— start —

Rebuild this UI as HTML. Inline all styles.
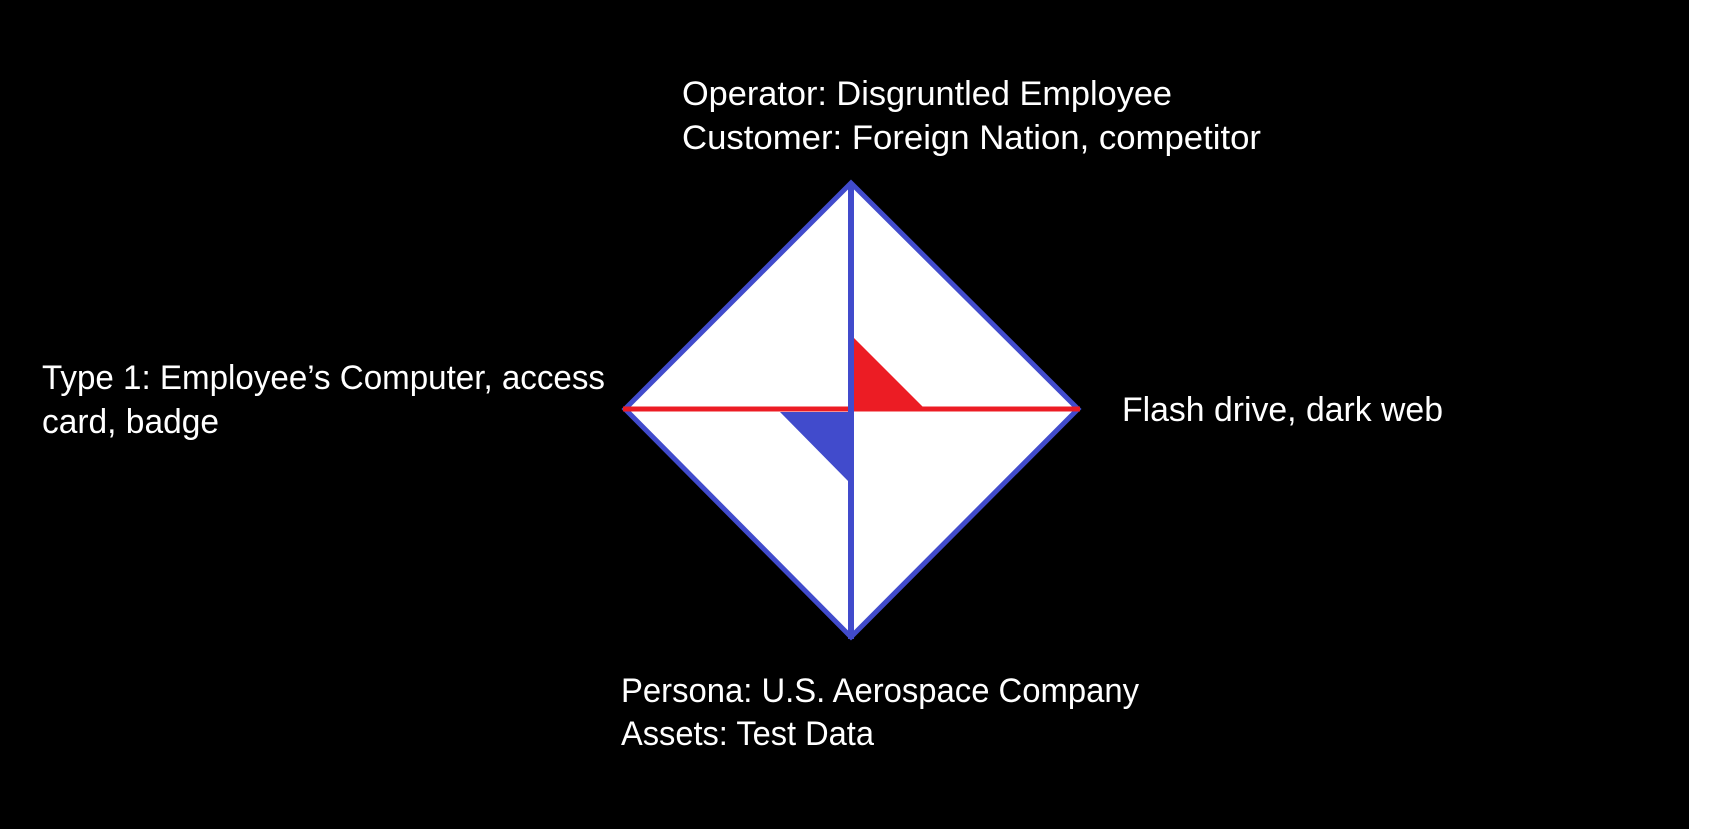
<!DOCTYPE html>
<html><head><meta charset="utf-8"><style>
html,body{margin:0;padding:0;background:#fff;}
svg{display:block;}
text{font-family:"Liberation Sans",sans-serif;font-size:34.5px;fill:#fff;}
</style></head><body>
<svg width="1721" height="829" viewBox="0 0 1721 829">
<rect x="0" y="0" width="1689" height="829" fill="#000"/>
<g>
<polygon points="851,183 1078,409 851,637 625,409" fill="#fff" stroke="#414bcc" stroke-width="5"/>
<polygon points="854,338 854,407 923,407" fill="#ec1c24"/>
<polygon points="780,412 849,412 849,482" fill="#414bcc"/>
<line x1="623" y1="409" x2="1080" y2="409" stroke="#ec1c24" stroke-width="5"/>
<line x1="851" y1="183" x2="851" y2="639" stroke="#414bcc" stroke-width="6"/>
</g>
<text x="682" y="105" textLength="490" lengthAdjust="spacingAndGlyphs">Operator: Disgruntled Employee</text>
<text x="682" y="149" textLength="579" lengthAdjust="spacingAndGlyphs">Customer: Foreign Nation, competitor</text>
<text x="42" y="389" textLength="563" lengthAdjust="spacingAndGlyphs">Type 1: Employee’s Computer, access</text>
<text x="42" y="433" textLength="177" lengthAdjust="spacingAndGlyphs">card, badge</text>
<text x="1122" y="421" textLength="321" lengthAdjust="spacingAndGlyphs">Flash drive, dark web</text>
<text x="621" y="702" textLength="518" lengthAdjust="spacingAndGlyphs">Persona: U.S. Aerospace Company</text>
<text x="621" y="745" textLength="253" lengthAdjust="spacingAndGlyphs">Assets: Test Data</text>
</svg>
</body></html>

— end —

● **INSTRUCTIONS TO FOLLOW**
Reproduce the listing word for word and omit its pictures.

● **WRITTEN SOLUTION**
Rebuild this UI as HTML. Inline all styles.
<!DOCTYPE html>
<html><head><meta charset="utf-8"><style>
html,body{margin:0;padding:0;background:#fff;}
svg{display:block;}
text{font-family:"Liberation Sans",sans-serif;font-size:34.5px;fill:#fff;}
</style></head><body>
<svg width="1721" height="829" viewBox="0 0 1721 829">
<rect x="0" y="0" width="1689" height="829" fill="#000"/>
<g>
<polygon points="851,183 1078,409 851,637 625,409" fill="#fff" stroke="#414bcc" stroke-width="5"/>
<polygon points="854,338 854,407 923,407" fill="#ec1c24"/>
<polygon points="780,412 849,412 849,482" fill="#414bcc"/>
<line x1="623" y1="409" x2="1080" y2="409" stroke="#ec1c24" stroke-width="5"/>
<line x1="851" y1="183" x2="851" y2="639" stroke="#414bcc" stroke-width="6"/>
</g>
<text x="682" y="105" textLength="490" lengthAdjust="spacingAndGlyphs">Operator: Disgruntled Employee</text>
<text x="682" y="149" textLength="579" lengthAdjust="spacingAndGlyphs">Customer: Foreign Nation, competitor</text>
<text x="42" y="389" textLength="563" lengthAdjust="spacingAndGlyphs">Type 1: Employee’s Computer, access</text>
<text x="42" y="433" textLength="177" lengthAdjust="spacingAndGlyphs">card, badge</text>
<text x="1122" y="421" textLength="321" lengthAdjust="spacingAndGlyphs">Flash drive, dark web</text>
<text x="621" y="702" textLength="518" lengthAdjust="spacingAndGlyphs">Persona: U.S. Aerospace Company</text>
<text x="621" y="745" textLength="253" lengthAdjust="spacingAndGlyphs">Assets: Test Data</text>
</svg>
</body></html>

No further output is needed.